Gardner is setting up multiple ideas about death. In this case, death is a sort of obstacle that prevents people from moving forward, as crass as that may be.
"The head drops back weakly. His visitors wait on. They do not seem to realize that he is dead" (144).
Gardner notes a strange space in between the death of something and the ability to move on. There is stagnation after death before any progress can be made.
"and because now the Shaper is dead, strange thoughts come over me. I think of the pastness of the past: how the moment I am alive in, prisoned in, moves like a slowly tumbling form through darkness, the underground river" (146).

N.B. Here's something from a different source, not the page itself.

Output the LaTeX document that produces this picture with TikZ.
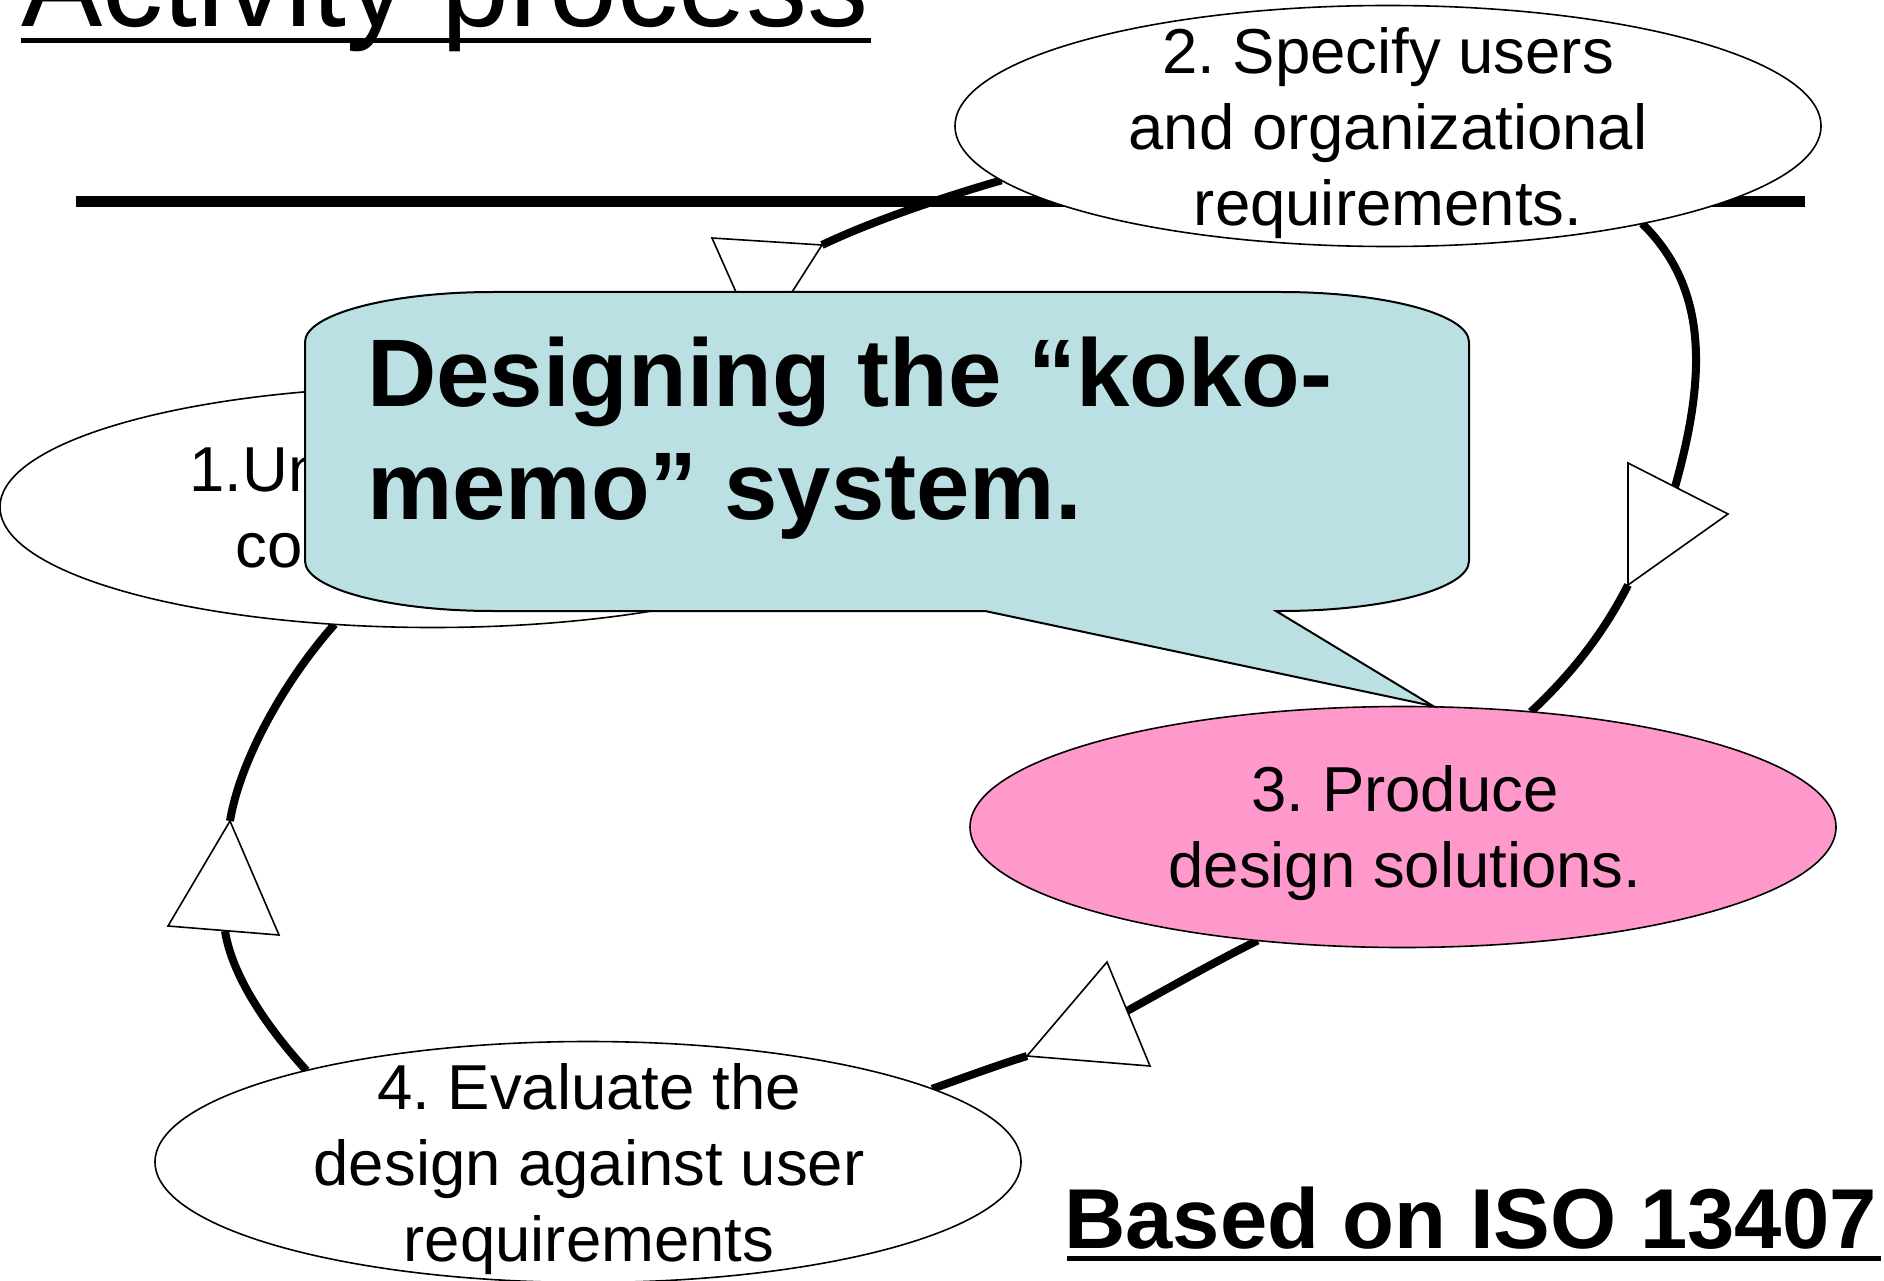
\documentclass[tikz,border=0pt]{standalone}
\usepackage{fontspec}
\setmainfont{Liberation Sans}
\usetikzlibrary{shapes.geometric}
\pgfdeclarelayer{bg}
\pgfsetlayers{bg,main}
\frenchspacing
\definecolor{calloutblue}{RGB}{186,224,227}
\definecolor{stagepink}{RGB}{255,153,204}
\tikzset{
  stage/.style={ellipse, draw=black, line width=1.6pt, fill=white,
    minimum width=866pt, minimum height=241pt, inner sep=0pt, outer sep=0pt},
  stagetext/.style={align=center, inner sep=0pt, font=\fontsize{63.5pt}{76pt}\selectfont},
  flow/.style={line width=8pt},
  headtri/.style={draw=black, fill=white, line width=1.6pt, line join=miter},
  rulebar/.style={line width=5pt},
}
\begin{document}
\begin{tikzpicture}[x=1pt,y=-1pt]
\useasboundingbox (0,0) rectangle (1884,1281);
\clip (0,0) rectangle (1884,1281);

% title
\node[anchor=base west, inner sep=0pt, font=\fontsize{122pt}{140pt}\selectfont] (title) at (21,27) {Activity process};
\draw[rulebar] (21,41) -- (871,41);

% stages
\node[stage] (e1) at (433,507) {};
\node[stagetext] (e1t) at (433,507) {1.Understand the\\context of use};
\node[stage] (e2) at (1388,126) {};
\node[stagetext] (e2t) at (1388,133) {2. Specify users\\and organizational\\requirements.};
\node[stage, fill=stagepink] (e3) at (1403,827) {};
\node[stagetext] (e3t) at (1405,833) {3. Produce\\design solutions.};
\node[stage] (e4) at (588,1162) {};
\node[stagetext] (e4t) at (589,1169) {4. Evaluate the\\design against user\\requirements};

% callout
\path[draw=black, line width=2pt, fill=calloutblue]
  (493,292) -- (1281,292)
  arc[start angle=90, end angle=0, x radius=188pt, y radius=50pt]
  -- (1469,561)
  arc[start angle=0, end angle=-90, x radius=188pt, y radius=50pt]
  -- (1276,611) -- (1433,706) -- (985,611) -- (493,611)
  arc[start angle=270, end angle=180, x radius=188pt, y radius=50pt]
  -- (305,342)
  arc[start angle=180, end angle=90, x radius=188pt, y radius=50pt]
  -- cycle;
\node[anchor=north west, inner sep=0pt, align=left,
  font=\fontsize{96pt}{113pt}\selectfont\bfseries] (callt) at (367,337)
  {Designing the “koko-\\memo” system.};

% reference note
\node[anchor=base west, inner sep=0pt, font=\fontsize{85pt}{100pt}\selectfont\bfseries] (iso) at (1064,1248) {Based on ISO 13407};
\draw[rulebar] (1067,1258.5) -- (1881,1258.5);

\begin{pgfonlayer}{bg}
\draw[line width=11pt] (76,202) -- (1805,202);
% A: 2 -> 1
\coordinate (a1) at (712,238);
\coordinate (a2) at (822,245);
\coordinate (a3) at (759,344);
\draw[flow] (e2.188) .. controls (940,198) and (870,222) .. (a2);
\filldraw[headtri] (a1) -- (a2) -- (a3) -- cycle;
% B: 2 -> 3
\coordinate (b1) at (1628,463);
\coordinate (b2) at (1728,514);
\coordinate (b3) at (1628,585);
\coordinate (bin) at (1675,487);
\draw[flow] (e2.339) .. controls (1710,290) and (1705,380) .. (bin);
\draw[flow] (b3) .. controls (1600,640) and (1565,680) .. (e3.42);
\filldraw[headtri] (b1) -- (b2) -- (b3) -- cycle;
% C: 3 -> 4
\coordinate (c1) at (1107,962);
\coordinate (c2) at (1150,1066);
\coordinate (c3) at (1027,1056);
\coordinate (cin) at (1127,1011);
\draw[flow] (e3.218) .. controls (1218,960) and (1165,990) .. (cin);
\draw[flow] (c3) .. controls (995,1066) and (960,1079) .. (e4.12);
\filldraw[headtri] (c1) -- (c2) -- (c3) -- cycle;
% D: 4 -> 1
\coordinate (d1) at (230,821);
\coordinate (d2) at (279,935);
\coordinate (d3) at (168,926);
\coordinate (din) at (225,931);
\draw[flow] (e4.162) .. controls (265,1025) and (232,975) .. (din);
\draw[flow] (d1) .. controls (240,760) and (285,680) .. (e1.230);
\filldraw[headtri] (d1) -- (d2) -- (d3) -- cycle;
\end{pgfonlayer}
\end{tikzpicture}
\end{document}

Feeling trapped by his own mother, Grendel ruminates on what the death of the Shaper has done to his understanding of time.
"'Back there in Time' is an allusion of language. They do not exist at all. My wickedness five years ago, or six, or twelve, has no existence except as now . . . sacrificing the slain world to the omnipotence of words" (146).
Grendel, facing a death that he cares for, is struck with an existential crisis in line with what the dragon has said to him in the past.
"Ah, ah, how I loved you, Mama--dead these many years! I snatch a time when I crouched outside the meadhall hearing the first strange hymns of the Shaper. Beauty! Holiness! How my heart rocked! He is dead. I should have captured him, teased him, tormented him, made a fool of him" (146).
This is the place where Gardner is introducing the death of meaning that Nietszche contends with in his own moral philosophy. Grendel is starting to see the regret that comes from not living fully in a time where messaging allowed humans to flourish. Even though Grendel forms these opinions from the perspective of the villain (all the torment he could have inflicted), Gardner is still showing a lament at the death of meaning.
"End of an epoch, I could tell the king. We're on our own again. Abandoned" (149).
Grendel, at the Shaper's funeral, notes that something potent, a guiding principle, has now been permanently removed from civilization with the death of the Shaper, leaving everyone alone forever.
"Nihilo ex nihilo, I always say" (150).
Grendel's final words, meaning "nothing out of nothing" reflects his final way of coping with the symbolic death of meaning in Heart. The only way to move on is to adopt the dragon's perspective, that, because we started from nothing, nothing ultimately can come from our efforts. This is the nihilism of the dragon taking over a means of easing Grendel's pain over the death of the Shaper that he can't quite articulate. It should be noted, the way he uses the phrase is actually the opposite of its intended meaning.
Chapter Analysis:
The death of the Shaper marks the death of religion and mythology inside of Heart. Grendel is contending with how death can immediately remove meaning from a place, but also with how death is not immediately recognized by those suffering through it. As a philosophical exploration, Gardner is setting up the idea of Friedrich Nietzsche, that "God is dead; but given the way of men, there may still be caves for thousands of years in which his shadow will be shown." Grendel ultimately lands on the nihilism of the dragon to dismiss the impact of the Shaper, but does so in an unusual way. The Latin expression, nihilo ex nihilo, could be interpreted as some to mean some form of "from ashes to ashes, dust to dust," but it is actually an argument for the existence of a god in philosophy. Nothing does not form something (nothing can come from nothing), so for us to exist, something must have preceded us expanding back to infinity. This is the traditional argument of the expression Grendel uses to end the chapter. For Grendel to use it to mean the opposite shows the distinct tear in his character, trapped between forces he doesn't quite fully understand.